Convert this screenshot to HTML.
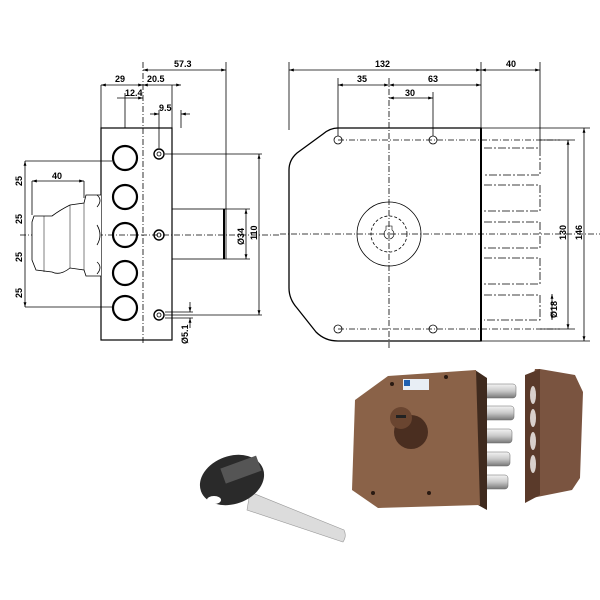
<!DOCTYPE html>
<html><head><meta charset="utf-8"><style>
html,body{margin:0;padding:0;background:#fff;width:600px;height:600px;overflow:hidden}
svg{display:block}
text{font-family:"Liberation Sans",sans-serif;font-size:9px;fill:#000;font-weight:bold}
</style></head><body>
<svg width="600" height="600" viewBox="0 0 600 600" xmlns="http://www.w3.org/2000/svg">
<defs>
<marker id="a" viewBox="0 0 10 10" refX="10" refY="5" markerWidth="6" markerHeight="6" orient="auto-start-reverse"><path d="M0,2 L10,5 L0,8z" fill="#000"/></marker>
<linearGradient id="bolt" x1="0" y1="0" x2="0" y2="1"><stop offset="0" stop-color="#f4f4f4"/><stop offset=".5" stop-color="#c8c8c8"/><stop offset="1" stop-color="#777"/></linearGradient>
</defs>
<g stroke="#000" fill="none" stroke-width="0.8">
<!-- LEFT VIEW -->
<rect x="101" y="128" width="71" height="212" stroke-width="1.2"/>
<line x1="143" y1="62" x2="143" y2="345" stroke-dasharray="6,2,1,2"/>
<g stroke-width="2.2">
<circle cx="125" cy="158" r="12"/><circle cx="125" cy="197" r="12"/><circle cx="125" cy="235" r="12"/><circle cx="125" cy="273" r="12"/><circle cx="125" cy="308" r="12"/>
</g>
<g><circle cx="159" cy="154" r="5" stroke-width="1.4"/><circle cx="159" cy="154" r="2"/>
<circle cx="159" cy="235" r="5" stroke-width="1.4"/><circle cx="159" cy="235" r="2"/>
<circle cx="159" cy="315" r="5" stroke-width="1.4"/><circle cx="159" cy="315" r="2"/></g>
<rect x="172" y="209" width="54" height="50"/>
<line x1="224" y1="209" x2="224" y2="259" stroke-width="2"/>
<line x1="20" y1="235" x2="280" y2="235" stroke-dasharray="6,2,1,2"/>
<!-- knob -->
<path d="M101,195 L86,195 L84,203 L70,205 Q60,210 52,216 L34,216 L32,222 L32,260 L36,270 L52,272 Q60,276 70,268 L84,270 L86,276 L101,276" fill="#fff"/>
<path d="M84,203 L84,270 M70,205 L70,268 M44,216 L44,272" stroke-width="0.5"/>
<path d="M97,195 q6,5 0,12 M97,225 q6,10 0,20 M97,262 q6,5 0,12"/>
<!-- dims left -->
<line x1="101" y1="85" x2="101" y2="128"/><line x1="172" y1="85" x2="172" y2="128"/>
<line x1="226" y1="62" x2="226" y2="209"/><line x1="125" y1="93" x2="125" y2="128"/>
<line x1="159" y1="110" x2="159" y2="148"/><line x1="181" y1="110" x2="181" y2="128"/>
<line x1="143" y1="70" x2="226" y2="70" marker-start="url(#a)" marker-end="url(#a)"/>
<line x1="101" y1="85" x2="143" y2="85" marker-start="url(#a)" marker-end="url(#a)"/>
<line x1="143" y1="85" x2="181" y2="85" marker-start="url(#a)" marker-end="url(#a)"/>
<line x1="117" y1="98" x2="143" y2="98" marker-end="url(#a)"/>
<line x1="150" y1="114" x2="159" y2="114" marker-end="url(#a)"/><line x1="190" y1="114" x2="181" y2="114" marker-end="url(#a)"/>
<line x1="165" y1="154" x2="262" y2="154"/><line x1="165" y1="315" x2="262" y2="315"/>
<line x1="259" y1="154" x2="259" y2="315" marker-start="url(#a)" marker-end="url(#a)"/>
<line x1="226" y1="209" x2="250" y2="209"/><line x1="226" y1="259" x2="250" y2="259"/>
<line x1="246" y1="209" x2="246" y2="259" marker-start="url(#a)" marker-end="url(#a)"/>
<line x1="165" y1="312" x2="193" y2="312"/><line x1="165" y1="318" x2="193" y2="318"/>
<line x1="190" y1="302" x2="190" y2="312" marker-end="url(#a)"/><line x1="190" y1="328" x2="190" y2="318" marker-end="url(#a)"/>
<line x1="25" y1="161" x2="112" y2="161"/><line x1="25" y1="307" x2="112" y2="307"/>
<line x1="25" y1="161" x2="25" y2="307" marker-start="url(#a)" marker-end="url(#a)"/>
<line x1="32" y1="181" x2="84" y2="181" marker-start="url(#a)" marker-end="url(#a)"/>
<line x1="32" y1="181" x2="32" y2="215"/><line x1="84" y1="181" x2="84" y2="198"/>
<!-- RIGHT VIEW -->
<path d="M338,128 L481,128 L481,341 L338,341 Q325,341 316,332 L297,308 Q289,299 289,288 L289,170 Q289,160 297,153 L323,134 Q330,128 338,128Z" stroke-width="1.3"/>
<line x1="481" y1="128" x2="481" y2="341" stroke-width="2"/>
<line x1="389" y1="78" x2="389" y2="350" stroke-dasharray="6,2,1,2"/>
<line x1="280" y1="234" x2="600" y2="234" stroke-dasharray="6,2,1,2"/>
<line x1="338" y1="140" x2="560" y2="140" stroke-dasharray="6,2,1,2"/>
<line x1="338" y1="329" x2="560" y2="329" stroke-dasharray="6,2,1,2"/>
<circle cx="338" cy="140" r="4"/><circle cx="433" cy="140" r="4"/><circle cx="338" cy="329" r="4"/><circle cx="433" cy="329" r="4"/>
<circle cx="389" cy="234" r="32"/><circle cx="389" cy="234" r="18" stroke-dasharray="3,2"/>
<path d="M386,226 h6 v4 a5,5 0 1 1 -6,0z" stroke-width="0.6"/>
<g stroke-dasharray="8,2,2,2">
<path d="M484,148 H540 V175 H484 M484,185 H540 V211 H484 M484,222 H540 V248 H484 M484,258 H540 V284 H484 M484,295 H540 V320 H484"/>
</g>
<line x1="481" y1="128" x2="590" y2="128"/><line x1="481" y1="341" x2="590" y2="341"/>
<line x1="540" y1="140" x2="575" y2="140"/><line x1="540" y1="329" x2="575" y2="329"/>
<line x1="568" y1="140" x2="568" y2="329" marker-start="url(#a)" marker-end="url(#a)"/>
<line x1="584" y1="128" x2="584" y2="341" marker-start="url(#a)" marker-end="url(#a)"/>
<line x1="552" y1="294" x2="552" y2="320" marker-start="url(#a)" marker-end="url(#a)"/>
<line x1="289" y1="62" x2="289" y2="130"/><line x1="481" y1="62" x2="481" y2="128"/>
<line x1="540" y1="62" x2="540" y2="148"/><line x1="338" y1="78" x2="338" y2="136"/><line x1="433" y1="92" x2="433" y2="136"/>
<line x1="289" y1="70" x2="481" y2="70" marker-start="url(#a)" marker-end="url(#a)"/>
<line x1="481" y1="70" x2="540" y2="70" marker-start="url(#a)" marker-end="url(#a)"/>
<line x1="338" y1="85" x2="389" y2="85" marker-start="url(#a)" marker-end="url(#a)"/>
<line x1="389" y1="85" x2="481" y2="85" marker-start="url(#a)" marker-end="url(#a)"/>
<line x1="389" y1="98" x2="433" y2="98" marker-start="url(#a)" marker-end="url(#a)"/>
</g>
<!-- labels -->
<text x="174" y="67">57.3</text><text x="115" y="82">29</text><text x="147" y="82">20.5</text>
<text x="125" y="96">12.4</text><text x="159" y="111">9.5</text><text x="52" y="179">40</text>
<text x="375" y="67">132</text><text x="506" y="67">40</text><text x="357" y="82">35</text><text x="428" y="82">63</text><text x="405" y="96">30</text>
<g>
<text transform="translate(22,186) rotate(-90)">25</text><text transform="translate(22,224) rotate(-90)">25</text>
<text transform="translate(22,262) rotate(-90)">25</text><text transform="translate(22,298) rotate(-90)">25</text>
<text transform="translate(244,245) rotate(-90)">Ø34</text><text transform="translate(257,240) rotate(-90)">110</text>
<text transform="translate(188,344) rotate(-90)">Ø5.1</text>
<text transform="translate(566,240) rotate(-90)">130</text><text transform="translate(582,240) rotate(-90)">146</text>
<text transform="translate(557,318) rotate(-90)">Ø18</text>
</g>
<!-- PHOTOS -->
<!-- key -->
<path d="M250,492 L344,530 Q347,536 343,542 L247,510Z" fill="#dcdcdc" stroke="#999" stroke-width="0.6"/>
<ellipse cx="232" cy="480" rx="33" ry="24" transform="rotate(-20 232 480)" fill="#2a2a2a"/>
<rect x="222" y="462" width="38" height="16" transform="rotate(-20 240 470)" fill="#555"/>
<ellipse cx="214" cy="500" rx="7" ry="4" fill="#fff"/>
<!-- bolts -->
<g fill="url(#bolt)" stroke="#666" stroke-width="0.5">
<rect x="468" y="384" width="48" height="14" rx="3"/><rect x="466" y="406" width="48" height="14" rx="3"/>
<rect x="465" y="429" width="47" height="14" rx="3"/><rect x="463" y="452" width="47" height="14" rx="3"/>
<rect x="462" y="475" width="46" height="14" rx="3"/>
</g>
<!-- lock body -->
<polygon points="475,370 487,378 487,510 478,505" fill="#3f2a1e"/>
<polygon points="388,376 476,370 480,505 378,508 352,490 355,400" fill="#8a6248"/>
<rect x="403" y="379" width="26" height="11" fill="#e8eef5"/><rect x="404" y="380" width="6" height="6" fill="#2060b0"/>
<g fill="#2a1a12"><circle cx="392" cy="384" r="2"/><circle cx="446" cy="377" r="2"/><circle cx="373" cy="493" r="2"/><circle cx="429" cy="493" r="2"/></g>
<circle cx="411" cy="432" r="17" fill="#4a2e20"/>
<circle cx="401" cy="418" r="11" fill="#6a4530"/><rect x="396" y="415" width="10" height="3" fill="#222"/>
<!-- strike -->
<polygon points="535,369 540,369 575,375 583,392 580,478 572,490 532,498 525,500 527,400" fill="#7a5440"/>
<polygon points="525,375 540,369 540,495 525,503" fill="#5a3a2a"/>
<g fill="#d8d0cc"><ellipse cx="533" cy="395" rx="3" ry="9"/><ellipse cx="533" cy="418" rx="3" ry="9"/><ellipse cx="533" cy="441" rx="3" ry="9"/><ellipse cx="533" cy="464" rx="3" ry="9"/></g>
</svg>
</body></html>
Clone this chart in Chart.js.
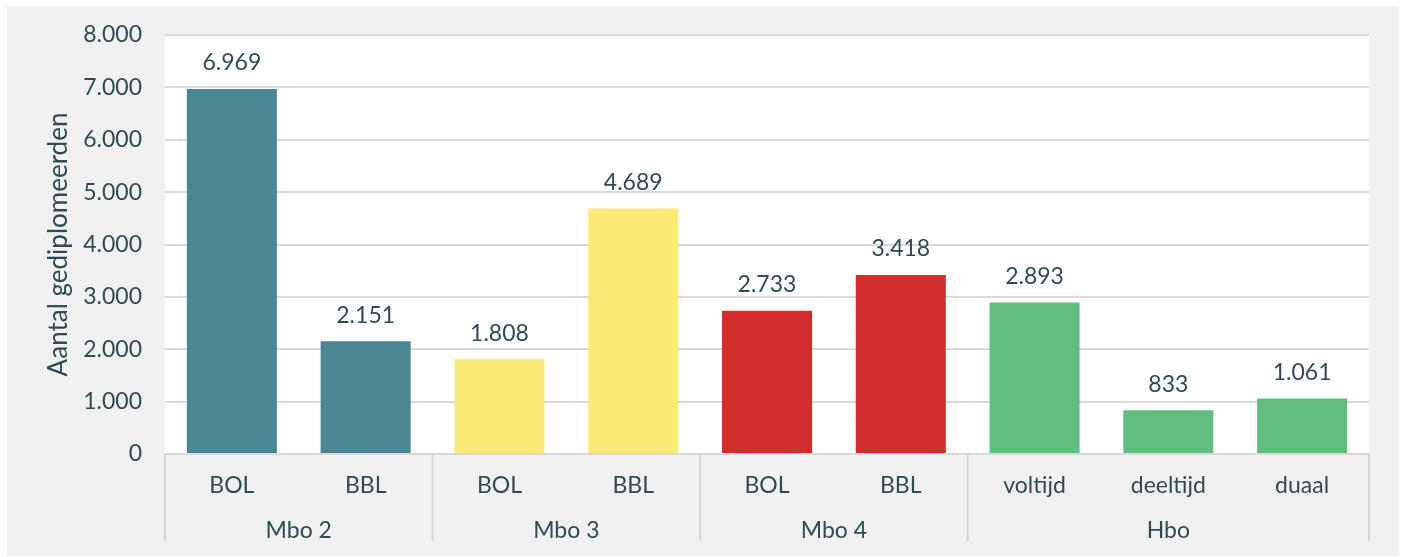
<!DOCTYPE html>
<html>
<head>
<meta charset="utf-8">
<script src="https://cdn.jsdelivr.net/npm/chart.js@4/dist/chart.umd.min.js"></script>
<style>
  html, body { margin: 0; padding: 0; background: #ffffff; }
  #wrap { position: absolute; left: 7px; top: 6px; width: 1392px; height: 550px; background: #f1f1f1; }
</style>
</head>
<body>
<div id="wrap"><canvas id="diploma_chart"></canvas></div>
<script>
const labels = ["BOL", "BBL", "BOL", "BBL", "BOL", "BBL", "voltijd", "deeltijd", "duaal"];
const groups = ["Mbo 2", "Mbo 3", "Mbo 4", "Hbo"];
const group_sizes = [2, 2, 2, 3];
const values = [6969, 2151, 1808, 4689, 2733, 3418, 2893, 833, 1061];
const group_colors = ["#4b8693", "#fcea78", "#d22c2c", "#63bd7f"];
const y_ticks = [0, 1000, 2000, 3000, 4000, 5000, 6000, 7000, 8000];

const text_color = "#2f4b53";
const font_family = "Lato, 'Open Sans', sans-serif";

// colour per bar from its group
let bar_colors = [];
group_sizes.forEach((n, g) => {
  for (let i = 0; i < n; i++) bar_colors.push(group_colors[g]);
});

function fmt(v) {
  return String(v).replace(/\B(?=(\d{3})+(?!\d))/g, ".");
}

const white_area = {
  id: "white_area",
  beforeDraw(chart) {
    const a = chart.chartArea;
    const ctx = chart.ctx;
    ctx.save();
    ctx.fillStyle = "#ffffff";
    ctx.fillRect(a.left, a.top, a.right - a.left, a.bottom - a.top);
    ctx.restore();
  },
};

const bar_values = {
  id: "bar_values",
  afterDatasetsDraw(chart) {
    const ctx = chart.ctx;
    const meta = chart.getDatasetMeta(0);
    ctx.save();
    ctx.fillStyle = text_color;
    ctx.font = "23px " + font_family;
    ctx.textAlign = "center";
    ctx.textBaseline = "middle";
    meta.data.forEach((bar, i) => {
      ctx.fillText(fmt(values[i]), bar.x, bar.y - 26);
    });
    ctx.restore();
  },
};

const group_axis = {
  id: "group_axis",
  afterDraw(chart) {
    const ctx = chart.ctx;
    const x = chart.scales.x;
    const a = chart.chartArea;
    const half = (x.getPixelForValue(1) - x.getPixelForValue(0)) / 2;
    ctx.save();
    ctx.strokeStyle = "#d6d6d6";
    ctx.lineWidth = 2;
    ctx.fillStyle = text_color;
    ctx.font = "23px " + font_family;
    ctx.textAlign = "center";
    ctx.textBaseline = "middle";
    let start = 0;
    group_sizes.forEach((n, g) => {
      const left = x.getPixelForValue(start) - half;
      const right = x.getPixelForValue(start + n - 1) + half;
      ctx.beginPath();
      ctx.moveTo(left, a.bottom);
      ctx.lineTo(left, a.bottom + 87);
      ctx.stroke();
      if (g === group_sizes.length - 1) {
        ctx.beginPath();
        ctx.moveTo(right, a.bottom);
        ctx.lineTo(right, a.bottom + 87);
        ctx.stroke();
      }
      ctx.fillText(groups[g], (left + right) / 2, a.bottom + 77);
      start += n;
    });
    ctx.restore();
  },
};

const diploma_ctx = document.getElementById("diploma_chart");

const diploma_chart = new Chart(diploma_ctx, {
  type: "bar",
  data: {
    labels: labels,
    datasets: [
      {
        data: values,
        backgroundColor: bar_colors,
        categoryPercentage: 1,
        barPercentage: 0.673,
      },
    ],
  },
  options: {
    responsive: true,
    maintainAspectRatio: false,
    animation: false,
    layout: { padding: { top: 29, right: 30, left: 0, bottom: 0 } },
    plugins: { legend: { display: false }, tooltip: { enabled: false } },
    scales: {
      x: {
        grid: { display: false, drawTicks: false },
        border: { display: false },
        ticks: {
          color: text_color,
          font: { family: font_family, size: 23 },
          padding: 18,
          maxRotation: 0,
        },
        afterFit(scale) {
          scale.height = 102;
        },
      },
      y: {
        min: 0,
        max: 8000,
        grid: { color: "#d9d9d9", lineWidth: 2, drawTicks: false },
        border: { display: false },
        afterBuildTicks(scale) {
          scale.ticks = y_ticks.map((v) => ({ value: v }));
        },
        ticks: {
          color: text_color,
          font: { family: font_family, size: 23 },
          padding: 23,
          callback: (v) => fmt(v),
        },
        title: {
          display: true,
          text: "Aantal gediplomeerden",
          color: text_color,
          font: { family: font_family, size: 26 },
          padding: { top: 36, bottom: 0 },
        },
        afterFit(scale) {
          scale.width = 158;
          scale.paddingTop = 0;
          scale.paddingBottom = 0;
        },
      },
    },
  },
  plugins: [white_area, bar_values, group_axis],
});
</script>
</body>
</html>
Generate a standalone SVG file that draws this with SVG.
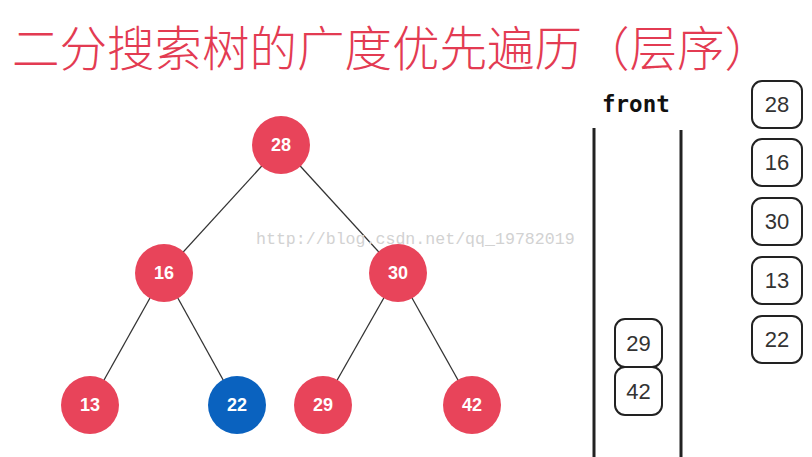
<svg xmlns="http://www.w3.org/2000/svg" width="812" height="457" viewBox="0 0 812 457">
<style>
.n circle{fill:#e8445a}
.n.b circle{fill:#0a62bf}
.n text{font-family:"Liberation Sans",Arial,sans-serif;font-weight:bold;font-size:18px;fill:#fff;text-anchor:middle}
.e line{stroke:#333;stroke-width:1.3}
.q rect{fill:#fff;stroke:#222;stroke-width:2}
.q text{font-family:"Liberation Sans",Arial,sans-serif;font-size:22px;fill:#333;text-anchor:middle}
.wall{stroke:#222;stroke-width:3}
</style>
<rect width="812" height="457" fill="#fff"/>
<text x="12" y="66" font-family="'Noto Sans CJK SC',sans-serif" font-weight="300" font-size="47.5" fill="#e33b52">二分搜索树的广度优先遍历（层序）</text>
<g class="e" id="edges">
<line x1="281" y1="145" x2="164" y2="273"/>
<line x1="281" y1="145" x2="398" y2="273"/>
<line x1="164" y1="273" x2="90" y2="405"/>
<line x1="164" y1="273" x2="237" y2="405"/>
<line x1="398" y1="273" x2="323" y2="405"/>
<line x1="398" y1="273" x2="472" y2="405"/>
</g>
<g class="n" id="n28"><circle cx="281" cy="145" r="29"/><text x="281" y="151">28</text></g>
<g class="n" id="n16"><circle cx="164" cy="273" r="29"/><text x="164" y="279">16</text></g>
<g class="n" id="n30"><circle cx="398" cy="273" r="29"/><text x="398" y="279">30</text></g>
<g class="n" id="n13"><circle cx="90" cy="405" r="29"/><text x="90" y="411">13</text></g>
<g class="n b" id="n22"><circle cx="237" cy="405" r="29"/><text x="237" y="411">22</text></g>
<g class="n" id="n29"><circle cx="323" cy="405" r="29"/><text x="323" y="411">29</text></g>
<g class="n" id="n42"><circle cx="472" cy="405" r="29"/><text x="472" y="411">42</text></g>
<text x="256" y="244" font-family="'Liberation Mono',monospace" font-size="16.6" fill="#d2d2d2">http://blog.csdn.net/qq_19782019</text>
<g id="queue">
<line class="wall" x1="594" y1="128" x2="594" y2="457"/>
<line class="wall" x1="681" y1="130" x2="681" y2="457"/>
<text x="602" y="112" font-family="'DejaVu Sans Mono',monospace" font-weight="bold" font-size="22.5" fill="#111">front</text>
</g>
<g class="q" id="q29"><rect x="615" y="319" width="47" height="48" rx="10"/><text x="638.5" y="351">29</text></g>
<g class="q" id="q42"><rect x="615" y="367" width="47" height="48" rx="10"/><text x="638.5" y="399">42</text></g>
<g class="q" id="o28"><rect x="752" y="81" width="50" height="47" rx="10"/><text x="777" y="112">28</text></g>
<g class="q" id="o16"><rect x="752" y="139" width="50" height="47" rx="10"/><text x="777" y="170">16</text></g>
<g class="q" id="o30"><rect x="752" y="198" width="50" height="47" rx="10"/><text x="777" y="229">30</text></g>
<g class="q" id="o13"><rect x="752" y="257" width="50" height="47" rx="10"/><text x="777" y="288">13</text></g>
<g class="q" id="o22"><rect x="752" y="316" width="50" height="47" rx="10"/><text x="777" y="347">22</text></g>
</svg>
- - -
The request:
Which lines contain "this"? Show each of them.

Problem solution:
Convert this screenshot to HTML.
Clone this chart in Chart.js.
Generate a standalone SVG file that draws this with SVG.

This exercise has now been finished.